* begin SOURCE EXCERPT *

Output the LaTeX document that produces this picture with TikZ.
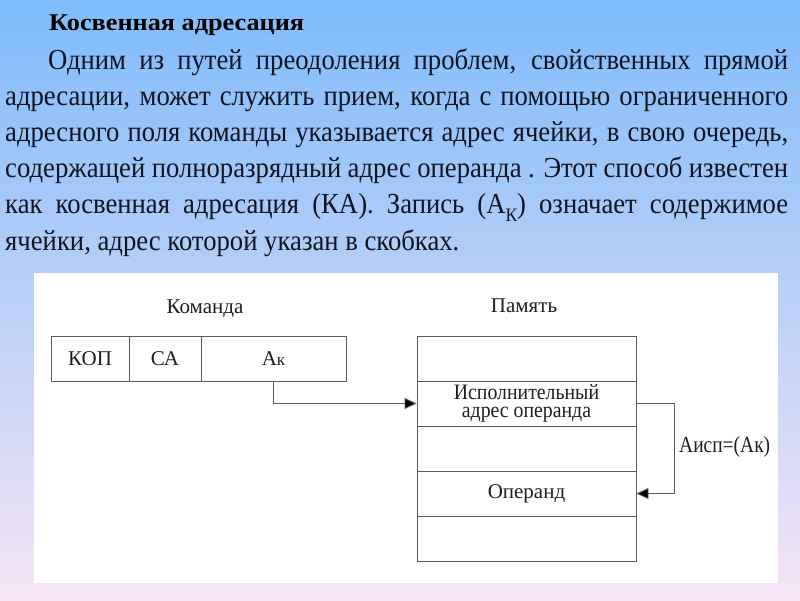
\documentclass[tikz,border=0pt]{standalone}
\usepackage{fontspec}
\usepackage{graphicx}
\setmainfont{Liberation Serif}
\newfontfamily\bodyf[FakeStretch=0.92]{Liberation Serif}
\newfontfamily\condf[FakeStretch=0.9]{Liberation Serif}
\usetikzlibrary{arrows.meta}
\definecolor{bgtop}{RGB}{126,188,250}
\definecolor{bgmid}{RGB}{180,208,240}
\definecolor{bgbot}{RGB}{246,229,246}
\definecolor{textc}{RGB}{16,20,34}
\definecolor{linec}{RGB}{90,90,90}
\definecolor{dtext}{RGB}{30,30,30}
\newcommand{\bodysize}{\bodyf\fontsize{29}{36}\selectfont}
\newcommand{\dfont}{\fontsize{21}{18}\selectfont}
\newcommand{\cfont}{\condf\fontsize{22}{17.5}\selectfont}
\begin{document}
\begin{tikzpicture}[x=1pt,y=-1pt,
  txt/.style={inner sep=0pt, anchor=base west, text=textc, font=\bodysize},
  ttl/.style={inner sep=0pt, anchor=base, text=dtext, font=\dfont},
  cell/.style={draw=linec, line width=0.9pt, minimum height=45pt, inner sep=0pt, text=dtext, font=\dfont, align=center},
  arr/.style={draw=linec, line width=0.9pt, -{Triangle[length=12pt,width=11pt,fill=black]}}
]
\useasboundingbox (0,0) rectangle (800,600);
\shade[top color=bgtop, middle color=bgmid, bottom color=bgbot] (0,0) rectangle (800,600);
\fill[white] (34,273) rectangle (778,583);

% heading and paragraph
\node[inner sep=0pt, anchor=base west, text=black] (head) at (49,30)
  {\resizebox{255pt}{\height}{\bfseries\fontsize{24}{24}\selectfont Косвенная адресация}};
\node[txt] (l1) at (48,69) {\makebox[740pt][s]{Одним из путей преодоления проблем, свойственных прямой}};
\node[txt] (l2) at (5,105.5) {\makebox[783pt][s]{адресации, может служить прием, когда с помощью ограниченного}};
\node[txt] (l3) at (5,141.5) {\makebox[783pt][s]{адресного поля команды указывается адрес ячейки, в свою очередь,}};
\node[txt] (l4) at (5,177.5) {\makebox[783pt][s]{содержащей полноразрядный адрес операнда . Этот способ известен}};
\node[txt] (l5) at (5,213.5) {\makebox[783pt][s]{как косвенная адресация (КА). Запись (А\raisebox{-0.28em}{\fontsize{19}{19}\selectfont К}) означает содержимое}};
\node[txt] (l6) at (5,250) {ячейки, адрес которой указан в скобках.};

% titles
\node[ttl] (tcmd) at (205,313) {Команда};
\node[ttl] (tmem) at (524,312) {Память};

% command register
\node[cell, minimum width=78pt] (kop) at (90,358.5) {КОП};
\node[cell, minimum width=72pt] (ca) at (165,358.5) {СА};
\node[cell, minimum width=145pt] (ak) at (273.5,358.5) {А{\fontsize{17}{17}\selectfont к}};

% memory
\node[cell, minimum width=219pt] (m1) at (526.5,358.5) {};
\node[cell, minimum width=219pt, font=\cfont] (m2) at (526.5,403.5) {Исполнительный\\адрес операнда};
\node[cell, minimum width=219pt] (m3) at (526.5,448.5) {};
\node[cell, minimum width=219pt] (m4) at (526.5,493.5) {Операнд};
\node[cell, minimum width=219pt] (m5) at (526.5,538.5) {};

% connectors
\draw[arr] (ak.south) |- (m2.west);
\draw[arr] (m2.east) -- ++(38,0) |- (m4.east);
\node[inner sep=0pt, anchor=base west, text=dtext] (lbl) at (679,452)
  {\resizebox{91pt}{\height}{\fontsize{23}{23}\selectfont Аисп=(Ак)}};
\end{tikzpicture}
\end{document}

* end SOURCE EXCERPT *

#### [TASK DESCRIPTION]
Without the pictures, print the whole listing exactly as given.

#### [FINISHED ANSWER]
Output the LaTeX document that produces this picture with TikZ.
\documentclass[tikz,border=0pt]{standalone}
\usepackage{fontspec}
\usepackage{graphicx}
\setmainfont{Liberation Serif}
\newfontfamily\bodyf[FakeStretch=0.92]{Liberation Serif}
\newfontfamily\condf[FakeStretch=0.9]{Liberation Serif}
\usetikzlibrary{arrows.meta}
\definecolor{bgtop}{RGB}{126,188,250}
\definecolor{bgmid}{RGB}{180,208,240}
\definecolor{bgbot}{RGB}{246,229,246}
\definecolor{textc}{RGB}{16,20,34}
\definecolor{linec}{RGB}{90,90,90}
\definecolor{dtext}{RGB}{30,30,30}
\newcommand{\bodysize}{\bodyf\fontsize{29}{36}\selectfont}
\newcommand{\dfont}{\fontsize{21}{18}\selectfont}
\newcommand{\cfont}{\condf\fontsize{22}{17.5}\selectfont}
\begin{document}
\begin{tikzpicture}[x=1pt,y=-1pt,
  txt/.style={inner sep=0pt, anchor=base west, text=textc, font=\bodysize},
  ttl/.style={inner sep=0pt, anchor=base, text=dtext, font=\dfont},
  cell/.style={draw=linec, line width=0.9pt, minimum height=45pt, inner sep=0pt, text=dtext, font=\dfont, align=center},
  arr/.style={draw=linec, line width=0.9pt, -{Triangle[length=12pt,width=11pt,fill=black]}}
]
\useasboundingbox (0,0) rectangle (800,600);
\shade[top color=bgtop, middle color=bgmid, bottom color=bgbot] (0,0) rectangle (800,600);
\fill[white] (34,273) rectangle (778,583);

% heading and paragraph
\node[inner sep=0pt, anchor=base west, text=black] (head) at (49,30)
  {\resizebox{255pt}{\height}{\bfseries\fontsize{24}{24}\selectfont Косвенная адресация}};
\node[txt] (l1) at (48,69) {\makebox[740pt][s]{Одним из путей преодоления проблем, свойственных прямой}};
\node[txt] (l2) at (5,105.5) {\makebox[783pt][s]{адресации, может служить прием, когда с помощью ограниченного}};
\node[txt] (l3) at (5,141.5) {\makebox[783pt][s]{адресного поля команды указывается адрес ячейки, в свою очередь,}};
\node[txt] (l4) at (5,177.5) {\makebox[783pt][s]{содержащей полноразрядный адрес операнда . Этот способ известен}};
\node[txt] (l5) at (5,213.5) {\makebox[783pt][s]{как косвенная адресация (КА). Запись (А\raisebox{-0.28em}{\fontsize{19}{19}\selectfont К}) означает содержимое}};
\node[txt] (l6) at (5,250) {ячейки, адрес которой указан в скобках.};

% titles
\node[ttl] (tcmd) at (205,313) {Команда};
\node[ttl] (tmem) at (524,312) {Память};

% command register
\node[cell, minimum width=78pt] (kop) at (90,358.5) {КОП};
\node[cell, minimum width=72pt] (ca) at (165,358.5) {СА};
\node[cell, minimum width=145pt] (ak) at (273.5,358.5) {А{\fontsize{17}{17}\selectfont к}};

% memory
\node[cell, minimum width=219pt] (m1) at (526.5,358.5) {};
\node[cell, minimum width=219pt, font=\cfont] (m2) at (526.5,403.5) {Исполнительный\\адрес операнда};
\node[cell, minimum width=219pt] (m3) at (526.5,448.5) {};
\node[cell, minimum width=219pt] (m4) at (526.5,493.5) {Операнд};
\node[cell, minimum width=219pt] (m5) at (526.5,538.5) {};

% connectors
\draw[arr] (ak.south) |- (m2.west);
\draw[arr] (m2.east) -- ++(38,0) |- (m4.east);
\node[inner sep=0pt, anchor=base west, text=dtext] (lbl) at (679,452)
  {\resizebox{91pt}{\height}{\fontsize{23}{23}\selectfont Аисп=(Ак)}};
\end{tikzpicture}
\end{document}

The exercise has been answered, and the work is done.